** start DATA BLOCK **
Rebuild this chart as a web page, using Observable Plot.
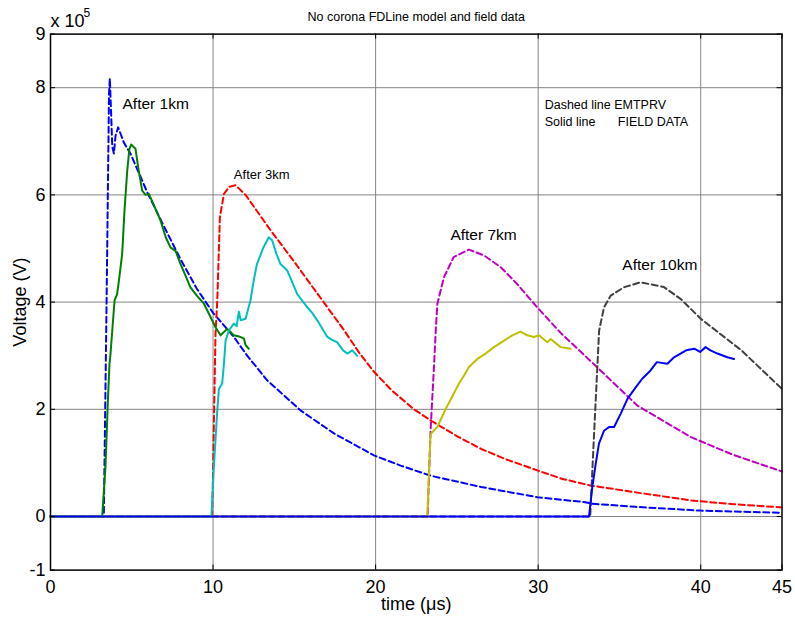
<!DOCTYPE html>
<html><head><meta charset="utf-8">
<script src="https://cdn.jsdelivr.net/npm/d3@7"></script>
<script src="https://cdn.jsdelivr.net/npm/@observablehq/plot@0.6"></script>
<style>body{margin:0;background:#fff;} svg{font-family:"Liberation Sans",Arial,sans-serif;}</style>
</head><body><div id="chart"></div>
<script>
// ---- data (time in µs, voltage in units of 1e5 V) ----
const tModel1 = [0,3.28,3.45,3.6,3.65,3.72,3.8,3.9,4.0,4.16,4.3,4.51,4.92,5.95,7.0,8.0,9.0,10.0,11.28,12.1,13.33,15.38,17.44,19.9,21.54,23.4,26.5,29.95,32.8,33.3,36,40,45];
const vModel1 = [0,0,4.0,7.9,8.17,7.6,6.9,6.77,7.1,7.26,7.15,6.98,6.77,6.05,5.4,4.8,4.25,3.8,3.35,3.0,2.54,1.98,1.55,1.14,0.95,0.76,0.55,0.36,0.27,0.24,0.18,0.11,0.07];
const tModel3 = [0,9.95,10.15,10.26,10.42,10.67,11.0,11.38,12.0,12.7,13.54,15.0,16.8,18.0,19.0,19.9,21.0,22.36,23.4,25,26.5,28,29.95,31.5,33.2,36,39.4,42,45];
const vModel3 = [0,0,3.41,4.03,5.58,6.02,6.15,6.18,6.0,5.7,5.34,4.75,4.0,3.5,3.05,2.7,2.35,2.0,1.79,1.5,1.26,1.07,0.86,0.7,0.58,0.45,0.3,0.23,0.17];
const tModel7 = [0,23.2,23.38,23.6,23.7,23.8,24.2,24.8,25.74,26.67,27.7,28.7,29.95,31.4,32,33.4,36.1,39.4,42,45];
const vModel7 = [0,0,1.6,2.85,3.47,3.97,4.46,4.84,4.98,4.87,4.65,4.34,3.9,3.42,3.25,2.85,2.07,1.48,1.15,0.84];
const tModel10 = [0,33.2,33.4,33.6,33.75,34.05,34.46,35.3,36.3,37.74,38.8,40,42.5,45];
const vModel10 = [0,0,1.29,2.54,3.47,3.9,4.12,4.28,4.37,4.28,4.05,3.69,3.1,2.38];

const tField1 = [0,3.18,3.38,3.53,3.63,3.69,3.8,3.94,4.1,4.25,4.41,4.55,4.72,4.85,4.96,5.1,5.23,5.4,5.64,5.85,6.05,6.3,6.77,7.1,7.38,7.7,8.0,8.3,8.6,9.0,9.44,9.8,10.15,10.46,10.87,11.05,11.28,11.6,11.9,12.0,12.2];
const vField1 = [0,0,0.92,2.16,2.85,3.03,3.47,4.03,4.15,4.5,4.9,5.7,6.45,6.85,6.94,6.9,6.86,6.5,6.08,6.0,6.02,5.85,5.52,5.2,5.02,4.95,4.71,4.5,4.28,4.12,3.97,3.75,3.53,3.38,3.5,3.45,3.38,3.36,3.32,3.2,3.13];
const tField3 = [0,9.9,10.05,10.26,10.36,10.56,10.67,10.77,10.97,11.28,11.45,11.59,11.7,12.0,12.3,12.5,12.7,13.1,13.43,13.64,13.9,14.15,14.56,14.9,15.18,15.8,16.1,16.41,17.03,17.3,17.64,18.0,18.26,18.56,18.87];
const vField3 = [0,0,0.92,1.98,2.38,2.48,2.85,3.28,3.47,3.6,3.55,3.82,3.66,3.69,4.03,4.4,4.71,5.02,5.21,5.15,4.9,4.71,4.59,4.35,4.15,3.9,3.8,3.66,3.35,3.3,3.25,3.1,3.04,3.1,3.0];
const tField7 = [0,23.18,23.38,23.8,24.3,24.7,25.13,25.44,25.74,26.26,26.77,27.28,27.9,28.41,28.92,29.33,29.74,30.05,30.56,30.77,31.38,32.0];
const vField7 = [0,0,1.54,1.67,2.0,2.23,2.48,2.63,2.79,2.94,3.04,3.16,3.28,3.38,3.45,3.38,3.35,3.38,3.25,3.31,3.16,3.13];
const tField10 = [0,33.13,33.33,33.54,33.74,34.05,34.36,34.67,35.08,35.5,36.0,36.4,36.9,37.3,37.95,38.36,39.1,39.6,39.96,40.3,40.6,41.03,41.64,42.05];
const vField10 = [0,0,0.55,0.98,1.36,1.6,1.67,1.67,1.92,2.2,2.41,2.57,2.72,2.88,2.85,2.97,3.1,3.13,3.07,3.16,3.1,3.04,2.97,2.94];

const xTicks = [0,10,20,30,40,45];
const yTicks = [-1,0,2,4,6,8,9];
const xGrid = [10,20,30,40];
const yGrid = [0,2,4,6,8];

const annLabels = ["After 1km","After 3km","After 7km","After 10km"];
const annT = [4.43,11.28,24.6,35.18];
const annV = [7.69,6.38,5.26,4.7];

const titleText = "No corona FDLine model and field data";
const xLabel = "time (\u03bcs)";
const yLabel = "Voltage (V)";
const legend1 = "Dashed line EMTPRV";
const legend2a = "Solid line";
const legend2b = "FIELD DATA";

// ---- build ----
const series = [
  {t:tModel1, v:vModel1, color:"#0000ff", dashed:true},
  {t:tModel3, v:vModel3, color:"#ff0000", dashed:true},
  {t:tModel7, v:vModel7, color:"#bf00bf", dashed:true},
  {t:tModel10, v:vModel10, color:"#404040", dashed:true},
  {t:tField1, v:vField1, color:"#008000", dashed:false},
  {t:tField3, v:vField3, color:"#00bfbf", dashed:false},
  {t:tField7, v:vField7, color:"#bfbf00", dashed:false},
  {t:tField10, v:vField10, color:"#0000ff", dashed:false}
];

const W = 795, H = 618, mL = 50, mR = 13.5, mT = 33.6, mB = 48.4;
const plotH = H - mT - mB, plotW = W - mL - mR;
const tick = 5;

const lineMarks = series.map(s => Plot.line(s.t.map((t,i)=>({t, v:s.v[i]})), {
  x:"t", y:"v", stroke:s.color, strokeWidth:2,
  strokeDasharray: s.dashed ? "6,3.5" : null, strokeLinejoin:"round"
}));

const txt = {fill:"#000", lineAnchor:"middle"};

const chart = Plot.plot({
  width: W, height: H,
  marginLeft: mL, marginRight: mR, marginTop: mT, marginBottom: mB,
  style: {fontFamily:"'Liberation Sans', Arial, sans-serif", background:"#fff", overflow:"visible", color:"#000"},
  x: {domain:[0,45]},
  y: {domain:[-1,9]},
  marks: [
    Plot.gridX(xGrid, {stroke:"#858585", strokeOpacity:1, strokeWidth:1}),
    Plot.gridY(yGrid, {stroke:"#858585", strokeOpacity:1, strokeWidth:1}),
    ...lineMarks,
    Plot.frame({stroke:"#000", strokeWidth:1.5}),
    Plot.tickX(xTicks, {x:d=>d, insetTop: plotH - tick, stroke:"#000"}),
    Plot.tickX(xTicks, {x:d=>d, insetBottom: plotH - tick, stroke:"#000"}),
    Plot.tickY(yTicks, {y:d=>d, insetRight: plotW - tick, stroke:"#000"}),
    Plot.tickY(yTicks, {y:d=>d, insetLeft: plotW - tick, stroke:"#000"}),
    Plot.axisX(xTicks, {tickSize:0, tickPadding:10, fontSize:18, label:null, tickFormat:d=>String(d), fill:"#000"}),
    Plot.axisY(yTicks, {tickSize:0, tickPadding:5, fontSize:18, label:null, tickFormat:d=>String(d), fill:"#000"}),
    Plot.text([xLabel], {...txt, text:d=>d, frameAnchor:"bottom", textAnchor:"middle", dy:34, fontSize:18}),
    Plot.text([yLabel], {...txt, text:d=>d, frameAnchor:"left", textAnchor:"middle", dx:-30, rotate:-90, fontSize:18}),
    Plot.text([titleText], {...txt, text:d=>d, frameAnchor:"top", textAnchor:"middle", dy:-17, fontSize:12.5}),
    Plot.text(["x 10"], {...txt, text:d=>d, frameAnchor:"top-left", textAnchor:"start", dy:-12.6, fontSize:18}),
    Plot.text(["5"], {...txt, text:d=>d, frameAnchor:"top-left", textAnchor:"start", dx:33, dy:-21, fontSize:12}),
    Plot.text(annLabels.filter((d,i)=>i!==1), {...txt, x:(d)=>annT[annLabels.indexOf(d)], y:(d)=>annV[annLabels.indexOf(d)], text:d=>d, textAnchor:"start", fontSize:15.5}),
    Plot.text([annLabels[1]], {...txt, x:()=>annT[1], y:()=>annV[1], text:d=>d, textAnchor:"start", fontSize:13}),
    Plot.text([legend1], {...txt, x:()=>30.4, y:()=>7.68, text:d=>d, textAnchor:"start", fontSize:12.5}),
    Plot.text([legend2a], {...txt, x:()=>30.4, y:()=>7.36, text:d=>d, textAnchor:"start", fontSize:12.5}),
    Plot.text([legend2b], {...txt, x:()=>34.9, y:()=>7.36, text:d=>d, textAnchor:"start", fontSize:12.5})
  ]
});
document.getElementById("chart").appendChild(chart);
</script>
</body></html>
** end DATA BLOCK **
(SET EXERCISE) Tally every line of the listing that holds the string "chart", then give the number by itself.

(RESULT OF THIS TASK) 4